Brushing two times daily for at least two minutes each time is the first step in keeping your teeth and gums healthy. But even the best toothbrush cannot fully cleanse the spaces between your teeth. That’s why the American Dental Association recommends you floss once a day to remove food particles and plaque– the sticky film on your teeth that can lead to cavities and gum disease.

Plaque contains cavity-causing bacteria that feed on leftover food in your mouth. These bacteria love sugary substances — and as they feast on them, they produce acids that can harm the shiny, protective surface of your teeth, setting the stage for tooth decay.

Plaque that isn’t cleansed away by brushing or flossing can harden into a rough substance called tartar or calculus. Tartar builds up along your gum line, which can lead to gum disease. Once tartar forms, only your dentist can remove it, but flossing every day can prevent plaque buildup.

What should I use to clean between my teeth?

There are many safe, effective flossing tools made for the job. You can choose from traditional dental floss — a smooth strand of nylon made to slide easily between teeth — as well as dental picks, tiny brushes, or water flossers.

A water flosser, which uses a gentle stream of water to rinse away food and plaque, can be useful if you find other tools hard to work with. People with braces, bridges, and other dental work may find that a water flosser helps them reach every nook and cranny.

Should I floss before or after brushing my teeth?

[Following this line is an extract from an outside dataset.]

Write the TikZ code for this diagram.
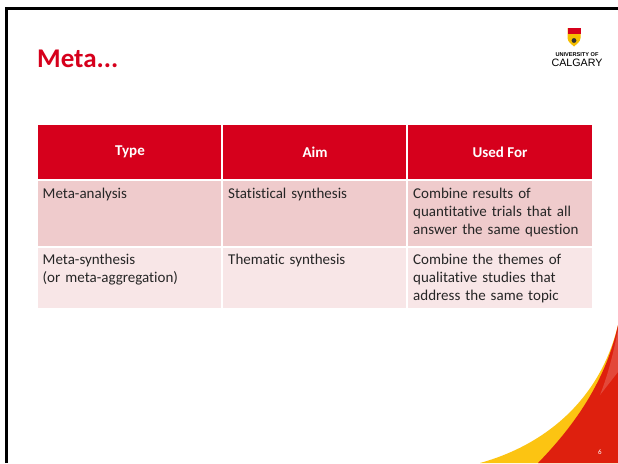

As long as you floss thoroughly, it doesn’t matter when you do it. The most important thing is to make flossing a daily habit. Choose a time of day when you can give your teeth a little extra attention. If you’re too tired at night, try flossing in the morning or after lunch.

When should children begin a flossing routine?

Flossing should become part of your child’s dental care routine as soon as they have two teeth that touch. At first, adults will have to handle this step. Kids usually take over around age 10 or 11, when their hands are ready to hold floss or other cleaning tools.